BettyBras (see:www.bettybras.com)

Cartoons of hot reporter and agony aunt Betty Bras www.bettybras.com. All your questions answered for free!!

Wednesday, May 03, 2006

BETTY DISCUSSES BEAUTY


Today Betty got a casting call and discusses beauty

Betty: now tell me mr Casting Director, do I have any chance to get into the next commercial on TV?

Casting Director: Betty, in casting it is about being beautiful or being special- and you're special. So the answer is yes.

Betty: aren't we all special?

Casting Director: no we're not.

Betty: But Christina Aquilera has a great song about-

Casting Director: Christina Aquilera has already been casted. So she can sing whatever she wants. Now Betty, I would love to help you out but first you come sit on my lap. Will you do that Betty? (grins)

Betty: I am special no?

Casting Director: yes you are... Now come sit on my lap

Betty: will you give me a special role?

Casting Director: (grins) it depends

Betty: depends on what?

Casting Director: on my mood. And my mood depends on the way are gonna sit on my lap..now come here little princess.
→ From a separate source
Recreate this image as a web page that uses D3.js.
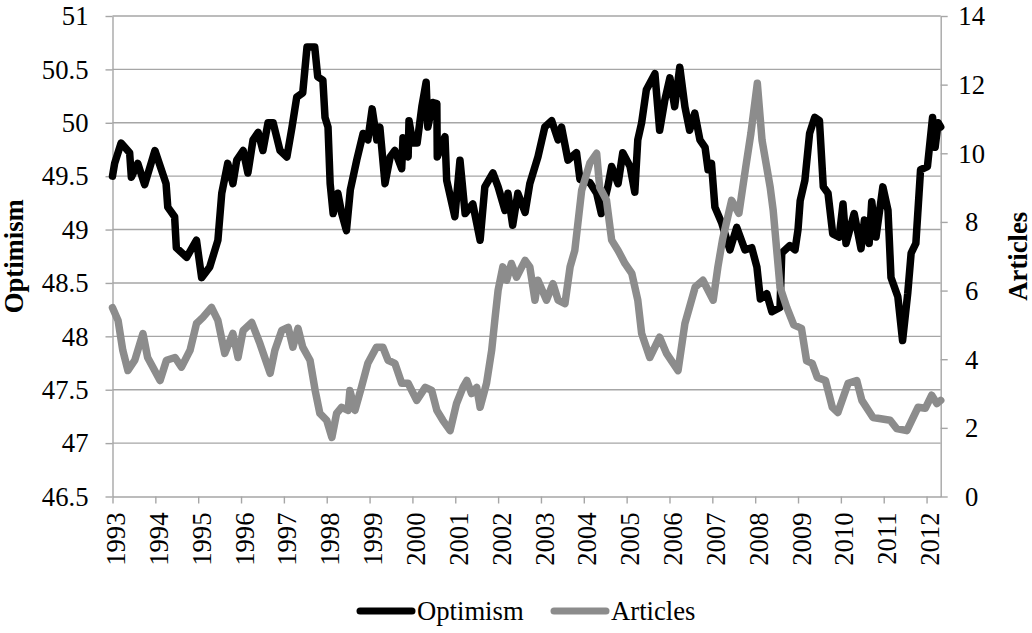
<!DOCTYPE html>
<html>
<head>
<meta charset="utf-8">
<script src="https://cdn.jsdelivr.net/npm/d3@7/dist/d3.min.js"></script>
<style>
  html, body { margin: 0; padding: 0; background: #fff; }
  svg { display: block; }
</style>
</head>
<body>
<div id="chart"></div>
<script>
// decimal years
const optYears = [1993.0, 1993.05, 1993.2, 1993.4, 1993.44, 1993.59, 1993.75, 1993.99, 1994.25, 1994.29,
  1994.45, 1994.49, 1994.73, 1994.96, 1995.08, 1995.27, 1995.46, 1995.55, 1995.69, 1995.81,
  1995.9, 1996.05, 1996.16, 1996.28, 1996.4, 1996.51, 1996.63, 1996.75, 1996.91, 1997.07,
  1997.19, 1997.3, 1997.44, 1997.54, 1997.72, 1997.79, 1997.91, 1997.96, 1998.03, 1998.08,
  1998.15, 1998.26, 1998.35, 1998.46, 1998.55, 1998.7, 1998.85, 1998.96, 1999.06, 1999.17,
  1999.24, 1999.36, 1999.48, 1999.59, 1999.75, 1999.78, 1999.9, 1999.92, 2000.01, 2000.11,
  2000.22, 2000.32, 2000.36, 2000.48, 2000.57, 2000.58, 2000.76, 2000.8, 2000.99, 2001.11,
  2001.23, 2001.41, 2001.58, 2001.69, 2001.88, 2002.0, 2002.16, 2002.23, 2002.34, 2002.46,
  2002.63, 2002.74, 2002.93, 2003.09, 2003.25, 2003.4, 2003.48, 2003.63, 2003.83, 2003.91,
  2004.14, 2004.3, 2004.41, 2004.56, 2004.65, 2004.8, 2004.91, 2005.08, 2005.19, 2005.26,
  2005.35, 2005.46, 2005.66, 2005.77, 2005.89, 2006.01, 2006.12, 2006.24, 2006.36, 2006.47,
  2006.59, 2006.71, 2006.83, 2006.9, 2006.98, 2007.06, 2007.22, 2007.41, 2007.57, 2007.76,
  2007.92, 2008.04, 2008.12, 2008.27, 2008.39, 2008.58, 2008.62, 2008.81, 2008.93, 2009.0,
  2009.05, 2009.16, 2009.27, 2009.39, 2009.5, 2009.59, 2009.7, 2009.81, 2009.96, 2010.05,
  2010.12, 2010.31, 2010.47, 2010.55, 2010.66, 2010.72, 2010.82, 2010.98, 2011.1, 2011.17,
  2011.33, 2011.44, 2011.56, 2011.64, 2011.75, 2011.86, 2012.02, 2012.14, 2012.2, 2012.27, 2012.33];
const optValues = [49.5, 49.62, 49.81, 49.72, 49.49, 49.62, 49.42, 49.74, 49.43, 49.21,
  49.12, 48.83, 48.74, 48.9, 48.55, 48.65, 48.9, 49.34, 49.62, 49.43,
  49.65, 49.74, 49.53, 49.84, 49.91, 49.74, 50.0, 50.0, 49.74, 49.68,
  49.96, 50.24, 50.28, 50.71, 50.71, 50.43, 50.4, 50.05, 49.96, 49.43,
  49.15, 49.34, 49.15, 48.99, 49.37, 49.65, 49.9, 49.84, 50.13, 49.84,
  49.96, 49.43, 49.68, 49.74, 49.57, 49.86, 49.68, 50.02, 49.81, 49.81,
  50.15, 50.38, 49.96, 50.19, 50.18, 49.68, 49.87, 49.46, 49.12, 49.65,
  49.15, 49.24, 48.9, 49.4, 49.53, 49.4, 49.18, 49.34, 49.04, 49.34,
  49.16, 49.43, 49.68, 49.96, 50.02, 49.84, 49.96, 49.65, 49.72, 49.47,
  49.44, 49.34, 49.15, 49.4, 49.59, 49.43, 49.72, 49.59, 49.35, 49.84,
  50.0, 50.31, 50.46, 49.93, 50.21, 50.42, 50.15, 50.52, 50.15, 49.93,
  50.09, 49.84, 49.77, 49.56, 49.62, 49.21, 49.06, 48.81, 49.02, 48.81,
  48.83, 48.65, 48.35, 48.4, 48.23, 48.27, 48.78, 48.85, 48.81, 49.0,
  49.27, 49.46, 49.9, 50.05, 50.02, 49.4, 49.34, 48.96, 48.93, 49.24,
  48.87, 49.15, 48.82, 49.09, 48.87, 49.26, 48.93, 49.4, 49.18, 48.55,
  48.37, 47.96, 48.4, 48.78, 48.87, 49.56, 49.59, 50.05, 49.77, 50.0, 49.96];

const artYears = [1993.0, 1993.13, 1993.24, 1993.36, 1993.52, 1993.71, 1993.82, 1994.11, 1994.26, 1994.46,
  1994.61, 1994.81, 1994.96, 1995.11, 1995.31, 1995.46, 1995.62, 1995.81, 1995.93, 1996.05,
  1996.25, 1996.44, 1996.68, 1996.79, 1996.95, 1997.1, 1997.21, 1997.33, 1997.44, 1997.61,
  1997.73, 1997.84, 1998.0, 1998.12, 1998.23, 1998.35, 1998.5, 1998.54, 1998.66, 1998.81,
  1998.96, 1999.16, 1999.31, 1999.43, 1999.59, 1999.75, 1999.9, 2000.1, 2000.3, 2000.45,
  2000.57, 2000.71, 2000.88, 2001.03, 2001.18, 2001.27, 2001.38, 2001.5, 2001.58, 2001.73,
  2001.85, 2001.93, 2002.0, 2002.11, 2002.2, 2002.31, 2002.43, 2002.63, 2002.74, 2002.86,
  2002.93, 2003.13, 2003.28, 2003.4, 2003.56, 2003.68, 2003.79, 2003.95, 2004.14, 2004.3,
  2004.37, 2004.53, 2004.65, 2004.8, 2004.96, 2005.12, 2005.26, 2005.35, 2005.54, 2005.77,
  2005.93, 2006.2, 2006.36, 2006.6, 2006.78, 2007.02, 2007.13, 2007.24, 2007.45, 2007.62,
  2007.78, 2007.9, 2008.05, 2008.16, 2008.35, 2008.42, 2008.58, 2008.74, 2008.9, 2009.08,
  2009.2, 2009.33, 2009.45, 2009.64, 2009.8, 2009.93, 2010.17, 2010.37, 2010.49, 2010.75,
  2011.15, 2011.3, 2011.54, 2011.8, 2011.97, 2012.12, 2012.24, 2012.33];
const artValues = [5.5, 5.13, 4.26, 3.67, 3.97, 4.75, 4.05, 3.38, 3.97, 4.05,
  3.77, 4.26, 5.04, 5.22, 5.51, 5.13, 4.17, 4.75, 4.05, 4.84,
  5.07, 4.46, 3.59, 4.26, 4.84, 4.93, 4.35, 4.9, 4.35, 3.97,
  3.09, 2.42, 2.22, 1.72, 2.42, 2.6, 2.51, 3.09, 2.51, 3.18,
  3.88, 4.35, 4.35, 3.97, 3.88, 3.3, 3.3, 2.8, 3.18, 3.09,
  2.51, 2.22, 1.92, 2.71, 3.18, 3.38, 3.0, 3.18, 2.6, 3.3,
  4.26, 5.22, 6.01, 6.69, 6.3, 6.79, 6.39, 6.88, 6.69, 5.72,
  6.3, 5.72, 6.2, 5.72, 5.62, 6.69, 7.17, 8.92, 9.71, 10.0,
  9.01, 8.63, 7.47, 7.17, 6.79, 6.5, 5.72, 4.75, 4.05, 4.64,
  4.17, 3.67, 5.04, 6.1, 6.3, 5.72, 6.69, 7.5, 8.63, 8.25,
  9.6, 10.58, 12.04, 10.38, 9.01, 8.34, 6.1, 5.5, 5.0, 4.9,
  3.95, 3.88, 3.47, 3.38, 2.6, 2.45, 3.3, 3.38, 2.8, 2.3,
  2.22, 1.98, 1.92, 2.6, 2.57, 2.95, 2.71, 2.8];

const yearTicks = d3.range(1993, 2013);
const leftTicks = d3.range(46.5, 51.01, 0.5);
const rightTicks = d3.range(0, 14.01, 2);
const seriesNames = ["Optimism", "Articles"];
const seriesColors = ["#000000", "#8c8c8c"];

const W = 1032, H = 633;
const plot = { left: 112.5, right: 940.7, top: 16, bottom: 496.5 };
const FONT = "'Liberation Serif', 'Times New Roman', serif";
const FS = "26.67px";

const svg = d3.select("#chart").append("svg")
  .attr("width", W).attr("height", H);

const x = d3.scaleLinear().domain([1993, 2012.33]).range([plot.left, plot.right]);
const yL = d3.scaleLinear().domain([46.5, 51]).range([plot.bottom, plot.top]);
const yR = d3.scaleLinear().domain([0, 14]).range([plot.bottom, plot.top]);

const gridColor = "#a6a6a6";
const fmt = d => String(+d.toFixed(1));

// gridlines
svg.append("g").selectAll("line")
  .data(leftTicks.filter(d => d > 46.5))
  .enter().append("line")
  .attr("x1", plot.left).attr("x2", plot.right)
  .attr("y1", d => yL(d)).attr("y2", d => yL(d))
  .attr("stroke", gridColor).attr("stroke-width", 1.4);

function styleAxis(g) {
  g.attr("font-family", null).attr("font-size", null);
  g.select(".domain").attr("stroke", gridColor).attr("stroke-width", 1.4);
  g.selectAll(".tick line").attr("stroke", gridColor).attr("stroke-width", 1.4);
  g.selectAll(".tick text")
    .style("font-family", FONT).style("font-size", FS).attr("fill", "#000");
}

const axL = svg.append("g")
  .attr("transform", `translate(${plot.left},0)`)
  .call(d3.axisLeft(yL).tickValues(leftTicks).tickFormat(fmt).tickSize(7).tickPadding(17).tickSizeOuter(0))
  .call(styleAxis);
axL.selectAll(".tick text").attr("dy", "0.33em");

const axR = svg.append("g")
  .attr("transform", `translate(${plot.right},0)`)
  .call(d3.axisRight(yR).tickValues(rightTicks).tickFormat(fmt).tickSize(7).tickSizeOuter(0))
  .call(styleAxis);
axR.selectAll(".tick text").attr("text-anchor", "middle").attr("x", 31).attr("dy", "0.33em");

const axB = svg.append("g")
  .attr("transform", `translate(0,${plot.bottom})`)
  .call(d3.axisBottom(x).tickValues(yearTicks).tickFormat(d3.format("d")).tickSize(7).tickSizeOuter(0))
  .call(styleAxis);
axB.selectAll(".tick text")
  .attr("text-anchor", "end")
  .attr("transform", "translate(3,16) rotate(-90)")
  .attr("x", 0).attr("y", 0).attr("dy", "0.34em");

// series
const lineOpt = d3.line().x(d => x(d[0])).y(d => yL(d[1]));
const lineArt = d3.line().x(d => x(d[0])).y(d => yR(d[1]));

svg.append("path")
  .datum(d3.zip(optYears, optValues))
  .attr("d", lineOpt)
  .attr("fill", "none").attr("stroke", seriesColors[0])
  .attr("stroke-width", 7.5).attr("stroke-linejoin", "round").attr("stroke-linecap", "round");

svg.append("path")
  .datum(d3.zip(artYears, artValues))
  .attr("d", lineArt)
  .attr("fill", "none").attr("stroke", seriesColors[1])
  .attr("stroke-width", 7.5).attr("stroke-linejoin", "round").attr("stroke-linecap", "round");

// axis titles
svg.append("text")
  .attr("transform", `translate(23,${(plot.top + plot.bottom) / 2}) rotate(-90)`)
  .attr("text-anchor", "middle")
  .style("font-family", FONT).style("font-size", FS).style("font-weight", "bold")
  .text("Optimism");

svg.append("text")
  .attr("transform", `translate(1027,${(plot.top + plot.bottom) / 2}) rotate(-90)`)
  .attr("text-anchor", "middle")
  .style("font-family", FONT).style("font-size", FS).style("font-weight", "bold")
  .text("Articles");

// legend
const legend = svg.append("g").attr("transform", "translate(0,611)");
const legX = [360, 554];
seriesNames.forEach((name, i) => {
  legend.append("line")
    .attr("x1", legX[i]).attr("x2", legX[i] + 52)
    .attr("y1", 0).attr("y2", 0)
    .attr("stroke", seriesColors[i]).attr("stroke-width", 7).attr("stroke-linecap", "round");
  legend.append("text")
    .attr("x", legX[i] + 57).attr("y", 9)
    .style("font-family", FONT).style("font-size", FS)
    .text(name);
});
</script>
</body>
</html>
Betty: (still sitting) am I getting the special treatment?

Casting Director: See me as a father figure Betty, who supports you whatever silly things you do. Now just get over here and DO AS I SAY!

Betty: I am not sure. You seem to be in a bad mood.

Casting Director: now don't you act like a special princess Betty- you have NO reason for acting like that!

Betty: But you just told me that I am a special princess!

Casting: yeah yeah yeah, whatever. We're ALL special all right? Now come here and sit on my LAP. You want to be on TV so you better start moving those lovely creamy buttocks of yours!

Betty: I am confused. you'll have to get the ideas about being special right. you're a flipflopper mr Casting Director

Casting Director: YOU shut up now Betty. And I will determine what is going to happen. I am the CASTING DIRECTOR. Now you are a housewife and I will be playing a little boy who spilled something on the carpet. And you get angry with me,..

Betty: I have trouble imagining myself doing that mr. Casting Director.

Casting Director:BETTY! shut up and do as I say! do as I say! You have to change your attitude Betty! we're NOT impressed by this one we're just (grabs his heart) o noo...o gosh...my heart...come here...

Betty: just a second, I'll have to check my schedule

Casting Director:..BETTY!...

Betty: oops...I am late...all right then...cheerio!